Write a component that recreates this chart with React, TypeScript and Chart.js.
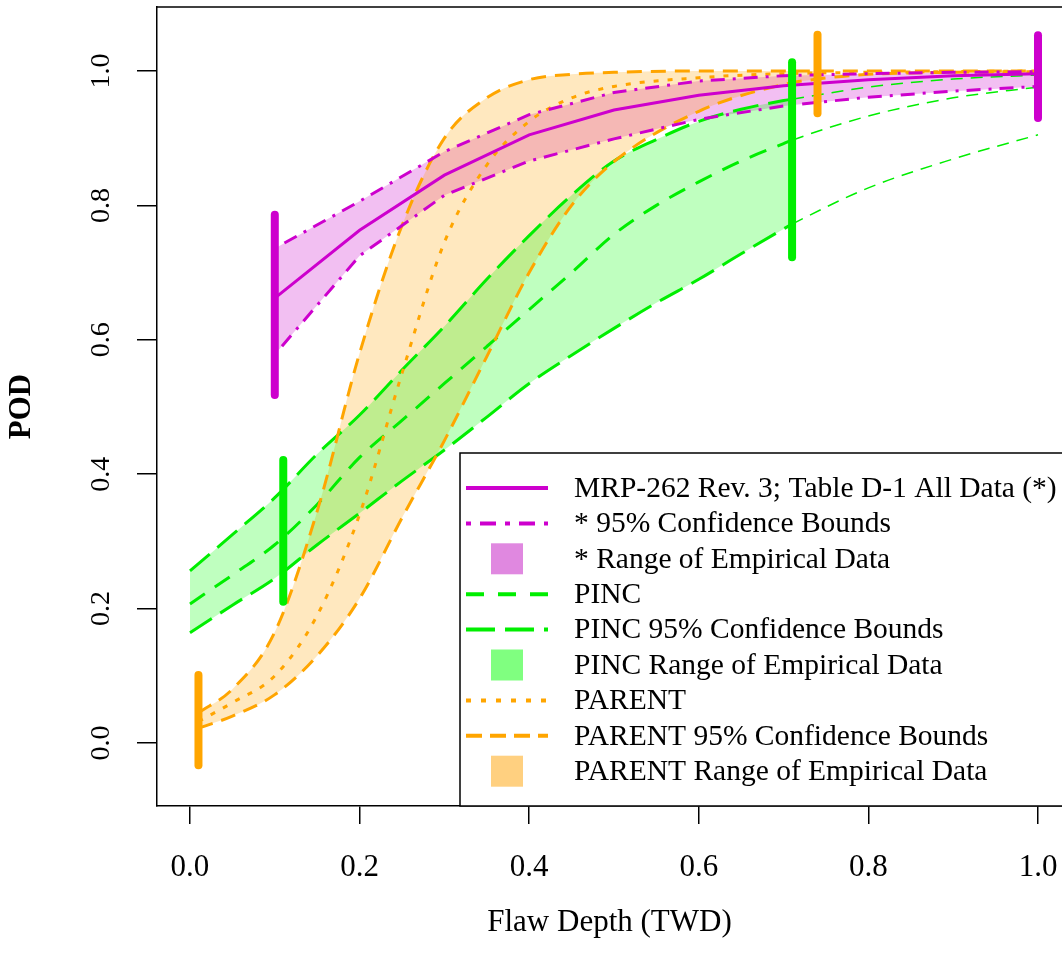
import React, { useEffect, useRef } from 'react';
import { Chart, registerables } from 'chart.js';

Chart.register(...registerables);

// ---------------- data ----------------
const X_TICKS = [0, 0.2, 0.4, 0.6, 0.8, 1.0];
const X_TICK_LABELS = ['0.0', '0.2', '0.4', '0.6', '0.8', '1.0'];
const Y_TICKS = [0, 0.2, 0.4, 0.6, 0.8, 1.0];
const Y_TICK_LABELS = ['0.0', '0.2', '0.4', '0.6', '0.8', '1.0'];

// MRP-262 Rev. 3; Table D-1 All Data
const MRP_X = [0.1, 0.2, 0.3, 0.4, 0.5, 0.6, 0.7, 0.8, 0.9, 1.0];
const MRP_POD = [0.662, 0.763, 0.845, 0.905, 0.942, 0.964, 0.978, 0.987, 0.993, 0.996];
const MRP_UPPER = [0.736, 0.806, 0.88, 0.935, 0.968, 0.985, 0.993, 0.996, 0.998, 0.999];
const MRP_LOWER = [0.578, 0.725, 0.815, 0.866, 0.899, 0.928, 0.948, 0.961, 0.97, 0.977];
const MRP_BAR_X = [0.1, 1.0];
const MRP_BAR_LO = [0.518, 0.93];
const MRP_BAR_HI = [0.786, 1.053];
const MRP_RANGE = [0.1, 1.0];

// PINC
const PINC_X = [0, 0.05, 0.1, 0.15, 0.2, 0.25, 0.3, 0.35, 0.4, 0.45, 0.5, 0.55, 0.6, 0.65, 0.7, 0.71, 0.8, 0.9, 1.0];
const PINC_POD = [0.207, 0.25, 0.295, 0.355, 0.425, 0.48, 0.535, 0.59, 0.645, 0.7, 0.757, 0.8, 0.835, 0.866, 0.892, 0.897, 0.933, 0.96, 0.976];
const PINC_UPPER = [0.256, 0.31, 0.365, 0.43, 0.488, 0.555, 0.62, 0.69, 0.755, 0.815, 0.866, 0.898, 0.925, 0.943, 0.956, 0.958, 0.976, 0.988, 0.994];
const PINC_LOWER = [0.164, 0.205, 0.245, 0.295, 0.342, 0.39, 0.436, 0.485, 0.535, 0.577, 0.617, 0.655, 0.69, 0.728, 0.765, 0.772, 0.826, 0.869, 0.905];
const PINC_BAR_X = [0.11, 0.71];
const PINC_BAR_LO = [0.21, 0.723];
const PINC_BAR_HI = [0.421, 1.013];
const PINC_RANGE = [0, 0.71];

// PARENT
const PARENT_X = [0.01, 0.05, 0.1, 0.15, 0.2, 0.25, 0.3, 0.35, 0.4, 0.45, 0.5, 0.6, 0.7, 0.74, 0.8, 0.9, 1.0];
const PARENT_POD = [0.032, 0.06, 0.1, 0.19, 0.34, 0.55, 0.745, 0.86, 0.925, 0.96, 0.977, 0.99, 0.996, 0.997, 0.998, 0.999, 1.0];
const PARENT_UPPER = [0.045, 0.08, 0.165, 0.345, 0.58, 0.77, 0.9, 0.96, 0.987, 0.995, 0.998, 1.0, 1.0, 1.0, 1.0, 1.0, 1.0];
const PARENT_LOWER = [0.022, 0.04, 0.072, 0.13, 0.215, 0.335, 0.45, 0.575, 0.7, 0.8, 0.865, 0.94, 0.98, 0.988, 0.995, 0.998, 0.999];
const PARENT_BAR_X = [0.01, 0.74];
const PARENT_BAR_LO = [-0.033, 0.937];
const PARENT_BAR_HI = [0.101, 1.054];
const PARENT_RANGE = [0.01, 0.74];

const LEGEND_LABELS = [
  'MRP-262 Rev. 3; Table D-1 All Data (*)',
  '* 95% Confidence Bounds',
  '* Range of Empirical Data',
  'PINC',
  'PINC 95% Confidence Bounds',
  'PINC Range of Empirical Data',
  'PARENT',
  'PARENT 95% Confidence Bounds',
  'PARENT Range of Empirical Data',
];

// ---------------- styles ----------------
const MAGENTA = '#CD00CD';
const GREEN = '#00EE00';
const ORANGE = '#FFA500';
const MAGENTA_FILL = 'rgba(205,0,205,0.25)';
const GREEN_FILL = 'rgba(0,255,0,0.25)';
const ORANGE_FILL = 'rgba(255,165,0,0.25)';
const MAGENTA_SWATCH = '#E088E0';
const GREEN_SWATCH = '#80FF80';
const ORANGE_SWATCH = '#FFD080';
const FONT = "'Liberation Serif', 'Times New Roman', serif";

const DASH_MRP_CI = [3, 8, 14, 8];
const DASH_PINC = [18, 12];
const DASH_PINC_CI = [26, 10];
const DASH_PARENT = [5, 9];
const DASH_PARENT_CI = [15, 9];
const DASH_THIN = [12, 8];

const pts = (xs: number[], ys: number[], range?: number[]) =>
  xs
    .map((x, i) => ({ x, y: ys[i] }))
    .filter((p) => !range || (p.x >= range[0] - 1e-9 && p.x <= range[1] + 1e-9));

const legendPlugin = {
  id: 'podLegend',
  afterDraw(chart: any) {
    const { ctx, chartArea: a } = chart;
    ctx.save();
    // top frame line
    ctx.strokeStyle = '#000';
    ctx.lineWidth = 1.5;
    ctx.beginPath();
    ctx.moveTo(a.left, a.top);
    ctx.lineTo(a.right, a.top);
    ctx.stroke();

    const bx = a.left + 303;
    const by = a.top + 446;
    ctx.fillStyle = '#fff';
    ctx.fillRect(bx, by, a.right - bx + 10, a.bottom - by);
    ctx.strokeStyle = '#000';
    ctx.lineWidth = 1.5;
    ctx.strokeRect(bx, by, a.right - bx + 20, a.bottom - by);

    const rowH = 35.4;
    const y0 = by + 35;
    const lx0 = bx + 6;
    const lx1 = bx + 88;
    const items: any[] = [
      { type: 'line', color: MAGENTA, dash: [], w: 4 },
      { type: 'line', color: MAGENTA, dash: [5, 9, 16, 9], w: 4 },
      { type: 'box', color: MAGENTA_SWATCH },
      { type: 'line', color: GREEN, dash: [18, 14], w: 4 },
      { type: 'line', color: GREEN, dash: [29, 10], w: 4 },
      { type: 'box', color: GREEN_SWATCH },
      { type: 'line', color: ORANGE, dash: [5, 10], w: 4 },
      { type: 'line', color: ORANGE, dash: [16, 8], w: 4 },
      { type: 'box', color: ORANGE_SWATCH },
    ];
    ctx.font = `29.5px ${FONT}`;
    ctx.textBaseline = 'middle';
    ctx.textAlign = 'left';
    items.forEach((it, i) => {
      const y = y0 + i * rowH;
      if (it.type === 'line') {
        ctx.strokeStyle = it.color;
        ctx.lineWidth = it.w;
        ctx.setLineDash(it.dash);
        ctx.lineCap = 'butt';
        ctx.beginPath();
        ctx.moveTo(lx0, y);
        ctx.lineTo(lx1, y);
        ctx.stroke();
        ctx.setLineDash([]);
      } else {
        ctx.fillStyle = it.color;
        ctx.fillRect(bx + 31, y - 15.5, 32, 31);
      }
      ctx.fillStyle = '#000';
      ctx.fillText(LEGEND_LABELS[i], bx + 114, y + 1);
    });
    ctx.restore();
  },
};

function App() {
  const ref = useRef<HTMLCanvasElement | null>(null);

  useEffect(() => {
    if (!ref.current) return;
    const datasets: any[] = [];
    const add = (d: any) => {
      datasets.push({
        type: 'line',
        pointRadius: 0,
        pointHoverRadius: 0,
        fill: false,
        tension: 0,
        ...d,
      });
      return datasets.length - 1;
    };

    // --- bands (drawn first)
    const band = (xs: number[], lo: number[], hi: number[], range: number[], color: string, smooth: boolean) => {
      const extra = smooth ? { cubicInterpolationMode: 'monotone' } : {};
      const li = add({ data: pts(xs, lo, range), borderColor: 'rgba(0,0,0,0)', borderWidth: 0, order: 20, ...extra });
      add({ data: pts(xs, hi, range), borderColor: 'rgba(0,0,0,0)', borderWidth: 0, fill: li, backgroundColor: color, order: 20, ...extra });
    };
    band(PINC_X, PINC_LOWER, PINC_UPPER, PINC_RANGE, GREEN_FILL, true);
    band(PARENT_X, PARENT_LOWER, PARENT_UPPER, PARENT_RANGE, ORANGE_FILL, true);
    band(MRP_X, MRP_LOWER, MRP_UPPER, MRP_RANGE, MAGENTA_FILL, false);

    // --- PINC lines (thin beyond the empirical range)
    const pincSeg = (dash: number[]) => ({
      borderWidth: (c: any) => (c.p0.parsed.x >= PINC_RANGE[1] - 1e-9 ? 1.5 : 3),
      borderDash: (c: any) => (c.p0.parsed.x >= PINC_RANGE[1] - 1e-9 ? DASH_THIN : dash),
    });
    add({ data: pts(PINC_X, PINC_POD), borderColor: GREEN, borderWidth: 3, borderDash: DASH_PINC, cubicInterpolationMode: 'monotone', segment: pincSeg(DASH_PINC), order: 10 });
    add({ data: pts(PINC_X, PINC_UPPER), borderColor: GREEN, borderWidth: 3, borderDash: DASH_PINC_CI, cubicInterpolationMode: 'monotone', segment: pincSeg(DASH_PINC_CI), order: 10 });
    add({ data: pts(PINC_X, PINC_LOWER), borderColor: GREEN, borderWidth: 3, borderDash: DASH_PINC_CI, cubicInterpolationMode: 'monotone', segment: pincSeg(DASH_PINC_CI), order: 10 });

    // --- PARENT lines
    add({ data: pts(PARENT_X, PARENT_POD), borderColor: ORANGE, borderWidth: 3, borderDash: DASH_PARENT, cubicInterpolationMode: 'monotone', order: 9 });
    add({ data: pts(PARENT_X, PARENT_UPPER), borderColor: ORANGE, borderWidth: 3, borderDash: DASH_PARENT_CI, cubicInterpolationMode: 'monotone', order: 9 });
    add({ data: pts(PARENT_X, PARENT_LOWER), borderColor: ORANGE, borderWidth: 3, borderDash: DASH_PARENT_CI, cubicInterpolationMode: 'monotone', order: 9 });

    // --- MRP lines
    add({ data: pts(MRP_X, MRP_POD), borderColor: MAGENTA, borderWidth: 3, order: 8 });
    add({ data: pts(MRP_X, MRP_UPPER), borderColor: MAGENTA, borderWidth: 3, borderDash: DASH_MRP_CI, order: 8 });
    add({ data: pts(MRP_X, MRP_LOWER), borderColor: MAGENTA, borderWidth: 3, borderDash: DASH_MRP_CI, order: 8 });

    // --- empirical range bars
    const bars = (xs: number[], lo: number[], hi: number[], color: string) => {
      xs.forEach((x, i) => {
        add({
          data: [
            { x, y: lo[i] },
            { x, y: hi[i] },
          ],
          borderColor: color,
          borderWidth: 8,
          borderCapStyle: 'round',
          order: 1,
        });
      });
    };
    bars(PINC_BAR_X, PINC_BAR_LO, PINC_BAR_HI, GREEN);
    bars(PARENT_BAR_X, PARENT_BAR_LO, PARENT_BAR_HI, ORANGE);
    bars(MRP_BAR_X, MRP_BAR_LO, MRP_BAR_HI, MAGENTA);

    const chart = new Chart(ref.current, {
      type: 'line',
      data: { datasets },
      plugins: [legendPlugin],
      options: {
        animation: false,
        responsive: false,
        events: [],
        layout: { padding: { top: 7, left: 0, right: 0, bottom: 0 } },
        plugins: { legend: { display: false }, tooltip: { enabled: false } },
        scales: {
          x: {
            type: 'linear',
            min: -0.0389,
            max: 1.0283,
            afterBuildTicks: (s: any) => {
              s.ticks = X_TICKS.map((v) => ({ value: v }));
            },
            afterFit: (s: any) => {
              s.height = 149;
              s.paddingLeft = 0;
              s.paddingRight = 0;
            },
            ticks: {
              autoSkip: false,
              maxRotation: 0,
              minRotation: 0,
              padding: 25,
              color: '#000',
              font: { family: FONT, size: 31 },
              callback: (_v: any, i: number) => X_TICK_LABELS[i],
            },
            grid: { drawOnChartArea: false, drawTicks: true, tickLength: 18, color: '#000', lineWidth: 1.5 },
            border: { display: true, color: '#000', width: 1.5 },
            title: {
              display: true,
              text: 'Flaw Depth (TWD)',
              color: '#000',
              font: { family: FONT, size: 31 },
              padding: { top: 0, bottom: 14 },
            },
          },
          y: {
            type: 'linear',
            min: -0.09375,
            max: 1.0952,
            afterBuildTicks: (s: any) => {
              s.ticks = Y_TICKS.map((v) => ({ value: v }));
            },
            afterFit: (s: any) => {
              s.width = 157;
              s.paddingTop = 0;
              s.paddingBottom = 0;
            },
            ticks: {
              autoSkip: false,
              minRotation: 90,
              maxRotation: 90,
              crossAlign: 'center',
              padding: 18,
              color: '#000',
              font: { family: FONT, size: 28 },
              callback: (_v: any, i: number) => Y_TICK_LABELS[i],
            },
            grid: { drawOnChartArea: false, drawTicks: true, tickLength: 20, color: '#000', lineWidth: 1.5 },
            border: { display: true, color: '#000', width: 1.5 },
            title: {
              display: true,
              text: 'POD',
              color: '#000',
              font: { family: FONT, size: 31, weight: 'bold' },
              padding: { top: 3, bottom: 0 },
            },
          },
        },
      } as any,
    });
    return () => chart.destroy();
  }, []);

  return (
    <div style={{ position: 'absolute', left: 0, top: 0, width: 1062, height: 955, overflow: 'hidden', background: '#fff' }}>
      <canvas ref={ref} width={1062} height={955} style={{ display: 'block' }} />
    </div>
  );
}

export default App;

Task requirements
Copy nothing but the lines from the top of the material through the line holding "Chart.register(...registerables);", exactly as written; omit pictures.

Output
Write a component that recreates this chart with React, TypeScript and Chart.js.
import React, { useEffect, useRef } from 'react';
import { Chart, registerables } from 'chart.js';

Chart.register(...registerables);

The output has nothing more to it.